In an email, Illinois Department of Labor spokesperson Paul Cicchini said “Illinois law does not require employers to provide paid holidays or holiday pay. However, if an employer has a written policy, employment agreement or other promise to provide holiday pay, the employer must pay the benefit in accordance with the terms of that policy. The employee should file a claim with IDOL if they’re not being paid.”
Cicchini added that “employees who believe they were wronged in the workplace” should visit the IDOL complaint page.
Two more wrinkles
LeRoy identified two additional questions a lawyer would ask. July 4 fell on a Saturday this year, so if any of the fired workers had already crossed 40 hours that week, refusing to work could be tangled up with federally protected overtime rights.
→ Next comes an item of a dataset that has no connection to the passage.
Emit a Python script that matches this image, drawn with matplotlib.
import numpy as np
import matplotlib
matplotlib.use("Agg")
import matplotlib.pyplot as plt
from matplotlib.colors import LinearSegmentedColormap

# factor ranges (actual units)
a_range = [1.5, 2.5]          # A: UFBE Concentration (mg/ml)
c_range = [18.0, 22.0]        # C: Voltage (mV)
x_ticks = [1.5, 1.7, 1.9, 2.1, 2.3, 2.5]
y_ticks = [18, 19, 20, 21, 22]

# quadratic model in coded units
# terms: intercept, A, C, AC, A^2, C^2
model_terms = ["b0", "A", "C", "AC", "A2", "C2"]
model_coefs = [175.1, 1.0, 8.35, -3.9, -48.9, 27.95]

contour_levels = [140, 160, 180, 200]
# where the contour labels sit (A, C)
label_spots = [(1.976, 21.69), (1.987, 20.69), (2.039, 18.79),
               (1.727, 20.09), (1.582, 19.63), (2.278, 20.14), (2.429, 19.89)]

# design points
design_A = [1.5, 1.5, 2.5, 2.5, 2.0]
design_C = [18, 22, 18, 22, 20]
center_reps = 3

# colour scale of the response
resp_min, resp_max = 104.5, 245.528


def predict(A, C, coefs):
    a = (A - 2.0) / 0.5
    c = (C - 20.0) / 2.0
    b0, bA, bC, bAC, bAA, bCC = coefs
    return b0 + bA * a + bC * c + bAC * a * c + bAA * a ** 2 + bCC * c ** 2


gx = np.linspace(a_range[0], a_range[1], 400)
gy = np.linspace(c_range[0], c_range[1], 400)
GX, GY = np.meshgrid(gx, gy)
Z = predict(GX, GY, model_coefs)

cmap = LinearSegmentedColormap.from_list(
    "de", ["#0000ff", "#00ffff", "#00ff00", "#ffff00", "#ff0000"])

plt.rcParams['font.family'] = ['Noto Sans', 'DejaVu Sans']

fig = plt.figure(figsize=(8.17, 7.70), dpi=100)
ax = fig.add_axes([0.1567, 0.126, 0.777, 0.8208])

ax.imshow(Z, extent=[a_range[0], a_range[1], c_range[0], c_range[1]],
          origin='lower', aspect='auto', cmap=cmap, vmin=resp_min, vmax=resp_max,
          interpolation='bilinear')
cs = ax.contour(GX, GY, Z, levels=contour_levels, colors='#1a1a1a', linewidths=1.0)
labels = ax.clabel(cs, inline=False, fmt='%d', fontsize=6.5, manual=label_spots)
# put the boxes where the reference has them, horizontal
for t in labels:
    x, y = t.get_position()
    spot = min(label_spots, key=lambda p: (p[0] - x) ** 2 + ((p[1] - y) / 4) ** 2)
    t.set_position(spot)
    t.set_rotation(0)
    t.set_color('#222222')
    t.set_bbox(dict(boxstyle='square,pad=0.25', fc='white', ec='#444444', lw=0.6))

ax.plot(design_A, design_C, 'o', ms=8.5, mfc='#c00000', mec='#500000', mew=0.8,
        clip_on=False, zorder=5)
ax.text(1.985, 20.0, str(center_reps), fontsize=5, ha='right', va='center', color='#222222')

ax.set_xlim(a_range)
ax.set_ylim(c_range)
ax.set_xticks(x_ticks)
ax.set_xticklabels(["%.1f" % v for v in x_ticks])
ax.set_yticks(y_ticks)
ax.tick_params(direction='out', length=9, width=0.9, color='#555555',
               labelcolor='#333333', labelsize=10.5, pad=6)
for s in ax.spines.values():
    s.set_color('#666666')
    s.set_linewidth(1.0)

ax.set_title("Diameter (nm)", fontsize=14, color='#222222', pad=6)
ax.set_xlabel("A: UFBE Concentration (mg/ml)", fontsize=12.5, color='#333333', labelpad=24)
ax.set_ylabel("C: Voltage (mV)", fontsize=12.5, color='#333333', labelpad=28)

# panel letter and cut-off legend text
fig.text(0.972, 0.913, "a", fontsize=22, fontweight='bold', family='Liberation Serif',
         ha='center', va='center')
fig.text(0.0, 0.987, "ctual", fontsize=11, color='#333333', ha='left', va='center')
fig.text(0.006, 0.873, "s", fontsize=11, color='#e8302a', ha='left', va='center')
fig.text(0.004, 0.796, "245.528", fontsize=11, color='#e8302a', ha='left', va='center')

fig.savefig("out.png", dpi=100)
And an Illinois law known as ODRISA — the One Day Rest In Seven Act — could come into play if any employee was scheduled for a seventh consecutive day.
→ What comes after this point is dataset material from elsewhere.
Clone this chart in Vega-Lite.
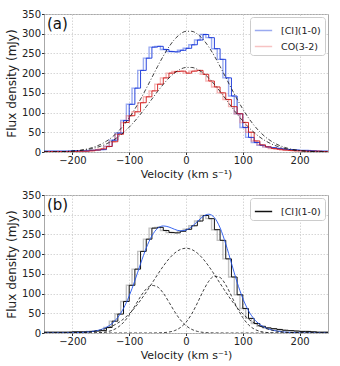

Both are hypotheticals; LeRoy had no knowledge of the workers' schedules.
'Never a good idea to air your dirty laundry'
The airing of grievances online is perhaps another issue.
"An attorney would advise an employer in this situation not to publicize the nature of the dispute," LeRoy said, "for exactly this reason — that you could be making legal admissions against interest."
Both sides theoretically run a defamation risk, he said, though the bar is high: It requires malice and falsity, and "if the employer is just ignorant about his handbook, that's not falsity," he said, nor is ignorance about Illinois labor and employment law.
Francis naming the fired workers in a Facebook post adds a distinct exposure, LeRoy said. For example, if they can show the publicity is hurting their search for new work in the local labor market.
"I can't say that it helps a former employee to show up at the next fast food restaurant when they're preceded by information that they were fired for asking for holiday pay, and now it blew up on a social media post," LeRoy said. "That's not a great fact for the former employer to deal with."
Francis acknowledged that his initial response inflamed things.
"I could have portrayed a better message on Facebook, 100%," he said. "But it was a very emotional, passionate response."
It's not the first time Francis has aired a dispute on Facebook. Last November, frustrated by repeated liquor license denials at his Warehouse District location in Peoria, in a since deleted post he took to the platform to call out the City of Peoria and Mayor Rita Ali, threatening to pull his business — and more than 30 jobs — from the 800 block of Southwest Adams Street.
In her July 4 post, Bean drew a different lesson: "There is very little we can stand up for, but if you take anything at all away from this post, stand up for the respect you feel you deserve. A job doesn't have to just be a job, and your voice does matter."